Até poucos anos atrás, os tabus que cercavam problemas como abuso de drogas, depressão e ansiedade ensejavam grotescos espetáculos de humilhação, que rendiam comentários jocosos em tabloides e despertavam o sadismo na internet. Hoje, o enfoque mudou: em vez de esconderem até desabar diante dos olhos do público, as estrelas admitem suas agruras, e não se furtam a falar delas com franqueza. Dão nome, sobretudo, ao que está em jogo: a saúde mental.
Ao adotar a nova postura, Shawn Mendes não se encontra sozinho. O cantor Justin Bieber, de 28 anos, conheceu a fama ainda na infância, e teve seu comportamento errático noticiado no mundo inteiro. Até que, cinco anos atrás, ele desapareceu da vida pública. Os fãs ficaram sem entender nada. Em 2020, o documentário Justin Bieber: Next Chapter revelou que o músico travava uma batalha contra a depressão. “Se você está se sentindo solitário, fale sobre isso. Diga em voz alta”, disse.
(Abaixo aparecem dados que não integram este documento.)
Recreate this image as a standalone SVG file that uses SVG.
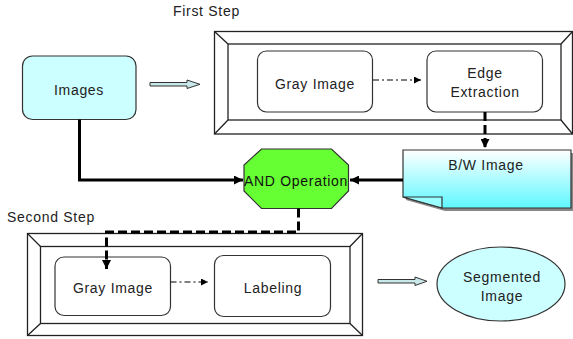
<svg xmlns="http://www.w3.org/2000/svg" width="573" height="339" viewBox="0 0 573 339">
<defs>
<style>
text{font-family:"Liberation Sans",Arial,sans-serif;font-size:14px;fill:#222;letter-spacing:0.7px}
.c{text-anchor:middle}
.frame{fill:#fff;stroke:#222;stroke-width:1.3}
.node{fill:#fff;stroke:#333;stroke-width:1.2}
.thick{fill:none;stroke:#000;stroke-width:3}
.dash{fill:none;stroke:#000;stroke-width:3;stroke-dasharray:9,4}
.dd{fill:none;stroke:#000;stroke-width:1;stroke-dasharray:6,3,2,3}
.hollow{fill:#c8e8ea;stroke:#333;stroke-width:1}
</style>
<marker id="ah" viewBox="0 0 10 10" refX="10" refY="5" markerWidth="3" markerHeight="3" orient="auto" markerUnits="strokeWidth"><path d="M0,0L10,5L0,10z" fill="#000"/></marker>
<marker id="ahs" viewBox="0 0 10 10" refX="10" refY="5" markerWidth="7" markerHeight="7" orient="auto" markerUnits="userSpaceOnUse"><path d="M0,0L10,5L0,10z" fill="#000"/></marker>
<linearGradient id="bw" x1="0" y1="0" x2="0" y2="1"><stop offset="0" stop-color="#ffffff"/><stop offset="1" stop-color="#5ef8ff"/></linearGradient>
</defs>

<text x="173" y="16">First Step</text>
<text x="7" y="222">Second Step</text>

<g id="frame1">
<rect class="frame" x="214.5" y="31.5" width="358" height="102.5"/>
<rect class="frame" x="228" y="44" width="333" height="76"/>
<path d="M214.5,31.5L228,44M572.5,31.5L561,44M214.5,134L228,120M572.5,134L561,120" stroke="#222" stroke-width="1.3"/>
</g>
<g id="frame2">
<rect class="frame" x="27.5" y="233.5" width="335" height="102"/>
<rect class="frame" x="40.5" y="246.5" width="309.5" height="77"/>
<path d="M27.5,233.5L40.5,246.5M362.5,233.5L350,246.5M27.5,335.5L40.5,323.5M362.5,335.5L350,323.5" stroke="#222" stroke-width="1.3"/>
</g>

<g id="images">
<rect x="22.5" y="56" width="113.5" height="63.5" rx="10" fill="#ccffff" stroke="#333" stroke-width="1.2"/>
<text class="c" x="79" y="95">Images</text>
</g>
<g id="gray1">
<rect class="node" x="257.5" y="51" width="115" height="61" rx="9"/>
<text class="c" x="315" y="88.5">Gray Image</text>
</g>
<g id="edge">
<rect class="node" x="427" y="51" width="115.5" height="61" rx="9"/>
<text class="c" x="485" y="78">Edge</text>
<text class="c" x="485" y="97">Extraction</text>
</g>
<g id="and">
<polygon points="261.5,149 331.5,149 348.5,165 348.5,191 331.5,208.5 261.5,208.5 244,191 244,165" fill="#66ff33" stroke="#333" stroke-width="1.2"/>
<text class="c" x="296" y="186" style="fill:#111">AND Operation</text>
</g>
<g id="bwimage">
<path d="M406,153H574V211H445L406,200Z" fill="#888"/>
<path d="M403,150H571V208H442L403,197Z" fill="url(#bw)" stroke="#333" stroke-width="1.2"/>
<path d="M403,197H442V208Z" fill="#9ff" stroke="#333" stroke-width="1.2"/>
<text class="c" x="486" y="170">B/W Image</text>
</g>
<g id="gray2">
<rect class="node" x="55" y="257" width="115.5" height="58.5" rx="9"/>
<text class="c" x="113" y="293">Gray Image</text>
</g>
<g id="labeling">
<rect class="node" x="214.5" y="255.5" width="116" height="61" rx="9"/>
<text class="c" x="273" y="293">Labeling</text>
</g>
<g id="segmented">
<ellipse cx="501" cy="284" rx="64" ry="37" fill="#ccffff" stroke="#333" stroke-width="1.2"/>
<text class="c" x="502" y="282">Segmented</text>
<text class="c" x="502" y="300.5">Image</text>
</g>

<g id="connectors">
<path class="hollow" d="M150,82.5H187V80L200,84.3L187,88.5V86H150Z"/>
<path class="hollow" d="M378,279.5H415V277L427,281.3L415,285.5V283H378Z"/>
<path class="dd" d="M373,80H421" marker-end="url(#ahs)"/>
<path class="dd" d="M170.5,282H208" marker-end="url(#ahs)"/>
<path class="thick" d="M79.5,119.5V180H243" marker-end="url(#ah)"/>
<path class="thick" d="M403,180H350" marker-end="url(#ah)"/>
<path class="dash" d="M485,112V148" marker-end="url(#ah)"/>
<path class="dash" d="M298.5,208.5V232H106.5V269" marker-end="url(#ah)"/>
</g>
</svg>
Recuperado, Bieber voltou aos palcos e se apresentará em setembro no Brasil, no Rock in Rio.
Lady Gaga, de 36 anos, foi outra que se abriu sobre sua saúde mental em um documentário revelador, Gaga: Five Foot Two, de 2017. No filme, a cantora confidencia que se afastou dos palcos devido a uma fibromialgia que lhe causava dores excruciantes, além de sofrer de estresse pós-traumático, razões pelas quais naquele mesmo ano cancelou em cima da hora sua apresentação, coincidentemente, no Rock in Rio.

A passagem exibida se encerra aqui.